• Dataset records:
----------------------------------------
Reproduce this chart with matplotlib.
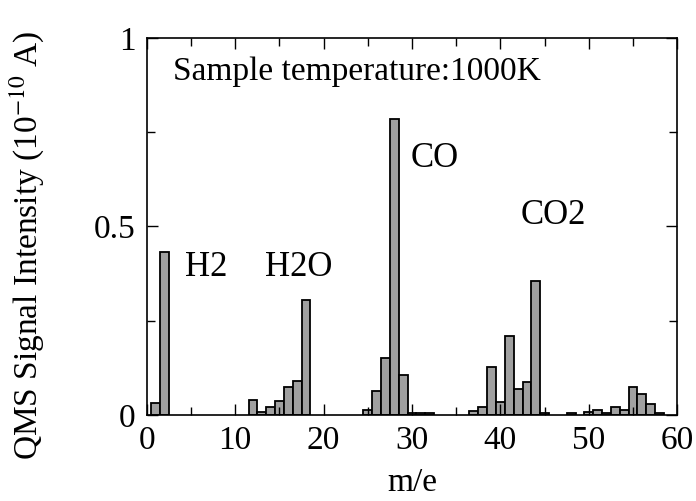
----------------------------------------
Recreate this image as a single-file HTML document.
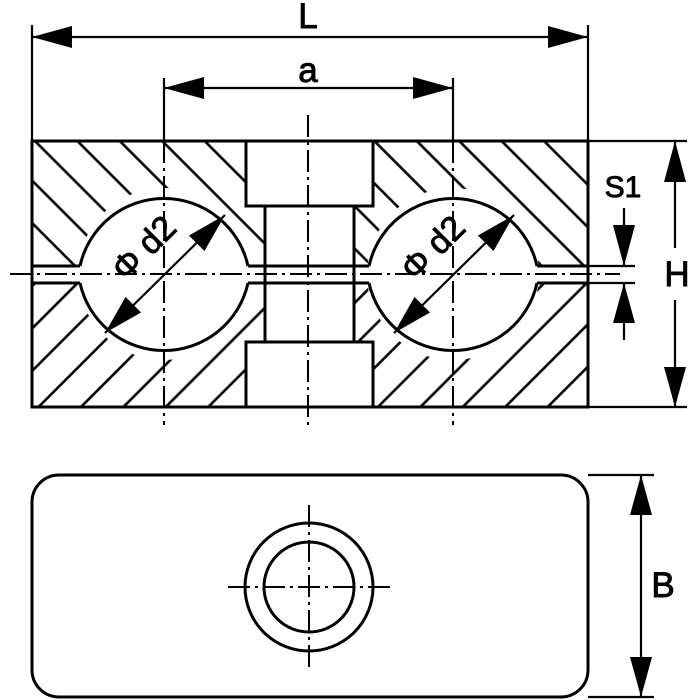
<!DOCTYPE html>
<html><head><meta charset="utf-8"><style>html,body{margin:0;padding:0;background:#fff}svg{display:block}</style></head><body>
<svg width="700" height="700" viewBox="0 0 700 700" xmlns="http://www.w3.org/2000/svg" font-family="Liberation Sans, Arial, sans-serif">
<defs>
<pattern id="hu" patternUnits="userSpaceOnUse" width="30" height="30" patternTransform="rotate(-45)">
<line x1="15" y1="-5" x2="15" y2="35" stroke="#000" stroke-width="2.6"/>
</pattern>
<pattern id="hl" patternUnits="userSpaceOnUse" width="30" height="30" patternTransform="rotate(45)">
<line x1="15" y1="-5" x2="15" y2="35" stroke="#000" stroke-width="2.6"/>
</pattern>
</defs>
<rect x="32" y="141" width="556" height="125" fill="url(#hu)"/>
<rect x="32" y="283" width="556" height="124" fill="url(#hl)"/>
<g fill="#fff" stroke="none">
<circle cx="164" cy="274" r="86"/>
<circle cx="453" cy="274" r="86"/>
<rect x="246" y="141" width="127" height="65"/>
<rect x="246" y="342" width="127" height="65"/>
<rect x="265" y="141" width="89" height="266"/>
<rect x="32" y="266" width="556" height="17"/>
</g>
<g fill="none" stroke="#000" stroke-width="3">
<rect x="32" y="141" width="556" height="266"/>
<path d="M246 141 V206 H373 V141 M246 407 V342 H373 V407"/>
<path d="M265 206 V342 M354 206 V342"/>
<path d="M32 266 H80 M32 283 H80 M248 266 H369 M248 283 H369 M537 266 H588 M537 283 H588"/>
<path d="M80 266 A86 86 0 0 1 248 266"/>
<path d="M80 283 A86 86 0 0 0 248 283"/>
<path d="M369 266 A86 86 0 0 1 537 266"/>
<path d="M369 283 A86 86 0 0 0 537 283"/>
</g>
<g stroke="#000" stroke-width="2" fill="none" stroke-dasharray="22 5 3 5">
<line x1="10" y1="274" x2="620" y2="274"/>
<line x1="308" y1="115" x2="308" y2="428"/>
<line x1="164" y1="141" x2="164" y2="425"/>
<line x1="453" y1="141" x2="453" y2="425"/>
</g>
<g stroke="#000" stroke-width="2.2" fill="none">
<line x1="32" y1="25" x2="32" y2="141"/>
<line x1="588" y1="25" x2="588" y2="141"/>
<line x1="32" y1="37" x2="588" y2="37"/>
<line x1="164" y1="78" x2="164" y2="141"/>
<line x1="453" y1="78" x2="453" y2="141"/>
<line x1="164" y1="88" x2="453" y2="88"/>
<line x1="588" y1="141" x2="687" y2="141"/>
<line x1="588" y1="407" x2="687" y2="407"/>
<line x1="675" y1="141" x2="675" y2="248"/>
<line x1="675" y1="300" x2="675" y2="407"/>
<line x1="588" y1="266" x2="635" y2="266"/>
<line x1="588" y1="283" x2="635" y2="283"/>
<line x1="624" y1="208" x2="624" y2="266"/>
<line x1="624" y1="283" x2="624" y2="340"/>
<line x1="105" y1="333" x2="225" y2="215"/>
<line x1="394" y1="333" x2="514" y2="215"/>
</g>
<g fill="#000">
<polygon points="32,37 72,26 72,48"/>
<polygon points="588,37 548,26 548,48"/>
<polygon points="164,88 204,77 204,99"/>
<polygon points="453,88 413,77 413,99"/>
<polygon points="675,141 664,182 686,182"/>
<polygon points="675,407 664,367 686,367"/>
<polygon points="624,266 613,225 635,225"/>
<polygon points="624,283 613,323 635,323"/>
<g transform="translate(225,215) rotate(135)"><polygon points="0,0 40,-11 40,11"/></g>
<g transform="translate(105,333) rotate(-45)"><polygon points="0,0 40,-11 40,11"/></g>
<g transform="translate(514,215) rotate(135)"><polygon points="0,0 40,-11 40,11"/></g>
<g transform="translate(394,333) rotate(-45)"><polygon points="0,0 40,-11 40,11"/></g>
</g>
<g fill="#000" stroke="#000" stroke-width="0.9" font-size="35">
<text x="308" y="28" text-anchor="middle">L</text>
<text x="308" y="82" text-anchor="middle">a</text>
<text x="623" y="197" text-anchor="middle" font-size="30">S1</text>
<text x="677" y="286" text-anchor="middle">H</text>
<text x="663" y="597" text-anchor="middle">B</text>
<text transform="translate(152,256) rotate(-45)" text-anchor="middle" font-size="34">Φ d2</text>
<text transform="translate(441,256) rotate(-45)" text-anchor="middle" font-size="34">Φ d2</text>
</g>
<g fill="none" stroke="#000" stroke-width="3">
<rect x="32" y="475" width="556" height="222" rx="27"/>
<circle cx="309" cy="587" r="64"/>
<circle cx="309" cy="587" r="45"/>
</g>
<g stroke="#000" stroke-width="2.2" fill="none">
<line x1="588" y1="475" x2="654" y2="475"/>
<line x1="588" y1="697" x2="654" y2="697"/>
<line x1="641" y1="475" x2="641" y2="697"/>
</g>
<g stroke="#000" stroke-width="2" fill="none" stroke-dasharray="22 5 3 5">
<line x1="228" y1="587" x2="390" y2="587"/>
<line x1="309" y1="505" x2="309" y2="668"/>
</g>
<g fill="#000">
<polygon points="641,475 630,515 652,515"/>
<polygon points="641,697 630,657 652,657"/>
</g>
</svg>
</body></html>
----------------------------------------
• Aim of the exercise: Lines holding the word "this" should be counted across the entries; state only how many there are.

• Exercise result: 2